Gringo Cardia – Nós fizemos no início dos anos 2000 e foi para o mundo inteiro. A gente estava mostrando experiências positivas na Amazônia. E foi super bacana. Mas, depois disso, a gente viu um ataque absurdo contra a Amazônia, contra o planeta. Com certeza, o mundo precisa ficar ligado com o nosso meio ambiente. Metade dele é floresta, que está ligado aos povos originários, que cuidam da floresta e denunciam invasões clandestinas. Acho fundamental a gente ter esse cuidado com a Amazônia. Naquela exposição, fomos para São Paulo, Paris, Tóquio, Nova York, e as pessoas ficavam muito impressionadas. A gente precisa mostrar que essa preservação só vai se sustentar se tivermos apoio do mundo inteiro. É um dos trabalhos que eu tenho mais orgulho.

O Otimista – A Estética da Periferia mostra muito do seu trabalho nas favelas. O quanto essa experiência te acrescentou e enriqueceu socialmente?
Gringo Cardia – Essa história de periferia, que hoje em dia, graças a Deus, está na moda, a gente começou lá atrás, Heloísa Buarque de Hollanda [escritora] e eu, ao mostrar a arte que está na periferia. Na primeira vez que a gente trouxe os trabalhos da periferia, fizemos uma curadoria e colocamos em um museu importante da cidade. E foi um estouro de público! Então, essa luta da identidade negra e das periferias é uma luta que a gente já tem desde que fundei a escola e que Heloísa e eu fizemos essa exposição de estética da periferia.
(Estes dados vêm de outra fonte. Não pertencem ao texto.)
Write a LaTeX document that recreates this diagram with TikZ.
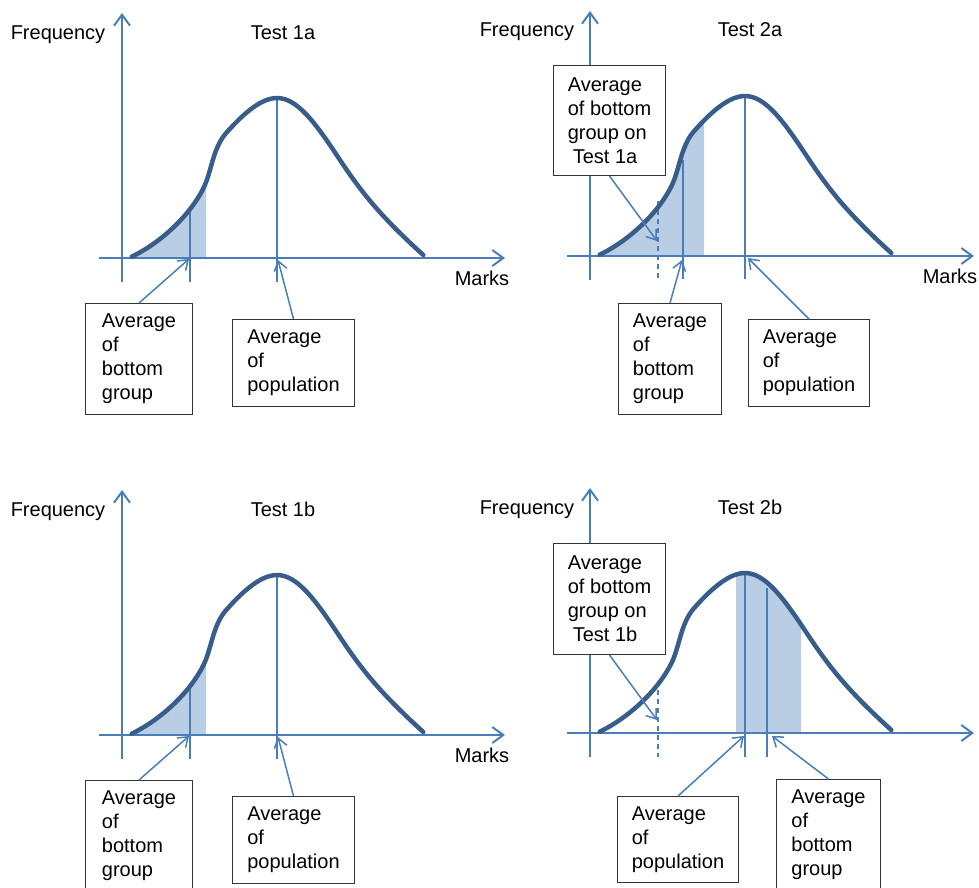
\documentclass[tikz,border=0pt]{standalone}
\usepackage{fontspec}
\setmainfont{Liberation Sans}
\usetikzlibrary{arrows.meta}
\definecolor{axisblue}{HTML}{4A7EBB}
\definecolor{curveblue}{HTML}{385D8A}
\definecolor{shadeblue}{HTML}{B9CDE5}
\hyphenpenalty=10000
\exhyphenpenalty=10000

% bell-shaped distribution, in the coordinates of the first panel
\newcommand\bellpath{(131.7,256.7) .. controls (160,243) and (190,216) .. (204,187)
  .. controls (212,170) and (213,146) .. (228,131)
  .. controls (245,112) and (262,98) .. (277,98)
  .. controls (297,98) and (315,122) .. (340,160)
  .. controls (360,190) and (378,214) .. (423.3,255)}

\tikzset{
  axis/.style={draw=axisblue, line width=2pt, -{Straight Barb[length=11pt,width=16pt]}},
  marker/.style={draw=axisblue, line width=1.5pt},
  pointer/.style={draw=axisblue, line width=1.5pt, -{Straight Barb[length=9pt,width=13pt]}},
  bell/.style={draw=curveblue, line width=4.5pt, line cap=round},
  box/.style={draw=black!80, line width=1pt, fill=white, anchor=north west,
    align=left, inner xsep=0pt, inner ysep=0pt, font=\fontsize{20}{24}\selectfont},
  lbl/.style={font=\fontsize{20}{24}\selectfont, inner sep=0pt, anchor=base},
}

\begin{document}
\begin{tikzpicture}[x=1pt, y=-1pt]
\useasboundingbox (0,0) rectangle (979,887);
\clip (0,0) rectangle (979,887);

% ---------- Test 1a ----------
\begin{scope}
  \begin{scope}
    \clip (131,80) rectangle (206,258);
    \fill[shadeblue] \bellpath -- (423.3,258) -- (131.7,258) -- cycle;
  \end{scope}
  \draw[marker] (190,207) -- (190,282);
  \draw[marker] (277,98) -- (277,282);
  \draw[axis] (122,282) -- (122,13);
  \draw[axis] (99,258) -- (505,258);
  \draw[bell] \bellpath;
  \node[lbl] (tlFreq) at (58,39) {Frequency};
  \node[lbl] (tlTitle) at (283,39) {Test 1a};
  \node[lbl] (tlMarks) at (482,285) {Marks};
\end{scope}
\node[box, minimum width=107pt, minimum height=111pt] (tlLow) at (85,303) {Average\\of\\bottom\\group};
\node[box, minimum width=122pt, minimum height=87pt] (tlPop) at (232,319) {Average\\of\\population};
\coordinate (tlLowTip) at (189,259);
\coordinate (tlPopTip) at (278,260);
\draw[pointer] (tlLow.north) -- (tlLowTip);
\draw[pointer] (tlPop.north) -- (tlPopTip);

% ---------- Test 2a ----------
\begin{scope}[shift={(468,-2)}]
  \begin{scope}
    \clip (131,80) rectangle (236,258);
    \fill[shadeblue] \bellpath -- (423.3,258) -- (131.7,258) -- cycle;
  \end{scope}
\end{scope}
\draw[marker, dashed, dash pattern=on 5pt off 4pt] (658,201) -- (658,279);
\draw[marker] (683,160) -- (683,279);
\draw[marker] (745,96) -- (745,279);
\begin{scope}[shift={(468,-2)}]
  \draw[axis] (122,282) -- (122,13);
  \draw[axis] (99,258) -- (506,258);
  \draw[bell] \bellpath;
\end{scope}
\node[lbl] (trFreq) at (527,36) {Frequency};
\node[lbl] (trTitle) at (750,36) {Test 2a};
\node[lbl] (trMarks) at (950,283) {Marks};
\node[box, minimum width=112pt, minimum height=110pt] (trPrev) at (553,65) {Average\\of bottom\\group on\\\hspace*{5pt}Test 1a};
\node[box, minimum width=103pt, minimum height=111pt] (trLow) at (618,303) {Average\\of\\bottom\\group};
\node[box, minimum width=121pt, minimum height=87pt] (trPop) at (748,319) {Average\\of\\population};
\coordinate (trPrevTip) at (657,241);
\coordinate (trLowTip) at (682,260);
\coordinate (trPopTip) at (748,258);
\draw[pointer] (trPrev.south) -- (trPrevTip);
\draw[pointer] (trLow.north) -- (trLowTip);
\draw[pointer] (trPop.north) -- (trPopTip);

% ---------- Test 1b ----------
\begin{scope}[shift={(0,477)}]
  \begin{scope}
    \clip (131,80) rectangle (206,258);
    \fill[shadeblue] \bellpath -- (423.3,258) -- (131.7,258) -- cycle;
  \end{scope}
  \draw[marker] (190,207) -- (190,282);
  \draw[marker] (277,98) -- (277,282);
  \draw[axis] (122,282) -- (122,13);
  \draw[axis] (99,258) -- (505,258);
  \draw[bell] \bellpath;
\end{scope}
\node[lbl] (blFreq) at (58,516) {Frequency};
\node[lbl] (blTitle) at (283,516) {Test 1b};
\node[lbl] (blMarks) at (482,762) {Marks};
\node[box, minimum width=107pt, minimum height=111pt] (blLow) at (85,780) {Average\\of\\bottom\\group};
\node[box, minimum width=122pt, minimum height=87pt] (blPop) at (232,796) {Average\\of\\population};
\coordinate (blLowTip) at (189,736);
\coordinate (blPopTip) at (278,737);
\draw[pointer] (blLow.north) -- (blLowTip);
\draw[pointer] (blPop.north) -- (blPopTip);

% ---------- Test 2b ----------
\begin{scope}[shift={(468,475)}]
  \begin{scope}
    \clip (268,80) rectangle (333,258);
    \fill[shadeblue] \bellpath -- (423.3,258) -- (131.7,258) -- cycle;
  \end{scope}
\end{scope}
\draw[marker, dashed, dash pattern=on 5pt off 4pt] (658,681) -- (658,757);
\draw[marker] (745,573) -- (745,757);
\draw[marker] (767,588) -- (767,757);
\begin{scope}[shift={(468,475)}]
  \draw[axis] (122,282) -- (122,13);
  \draw[axis] (99,258) -- (506,258);
  \draw[bell] \bellpath;
\end{scope}
\node[lbl] (brFreq) at (527,514) {Frequency};
\node[lbl] (brTitle) at (750,514) {Test 2b};
\node[box, minimum width=112pt, minimum height=111pt] (brPrev) at (553,543) {Average\\of bottom\\group on\\\hspace*{5pt}Test 1b};
\node[box, minimum width=121pt, minimum height=86pt] (brPop) at (617,796) {Average\\of\\population};
\node[box, minimum width=104pt, minimum height=111pt] (brLow) at (776,779) {Average\\of\\bottom\\group};
\coordinate (brPrevTip) at (657,720);
\coordinate (brPopTip) at (744,736);
\coordinate (brLowTip) at (772,736);
\draw[pointer] (brPrev.south) -- (brPrevTip);
\draw[pointer] (brPop.north) -- (brPopTip);
\draw[pointer] (brLow.north) -- (brLowTip);
\end{tikzpicture}
\end{document}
A partir dessa exposição, ela criou a Universidade das Quebradas, que é uma universidade sem professores. Os professores são os alunos. Por causa disso, Heloísa foi até expulsa da UFRJ, mas ela achou ótimo [risos]. E hoje em dia, ela é da Academia Brasileira de Letras, uma das maiores intelectuais do Brasil. Então, a gente vê que é uma luta o tempo todo. Não só para o povo negro como dos povos indígenas.

O Otimista – Quais as maiores dificuldades e alegrias em ser curador de museus?
Gringo Cardia – No trabalho de curador, o que mais me dá alegria é trazer visibilidade para a invisibilidade, entende? Isso é a melhor coisa! Mostrar uma coisa linda, incrível, emocionante com uma pessoa simples, da rua, que faz uma coisa linda. Aí você põe isso no museu e falam: ‘Nossa, essa pessoa tem uma sabedoria incrível’. E isso ajuda as pessoas a entenderem que têm que escutar umas às outras, a contemplar a verdade. O papel da gente é trazer, de alguma maneira, o encantamento para que as pessoas voltem a contemplar as coisas e não fiquem só ‘zapeando’ coisas.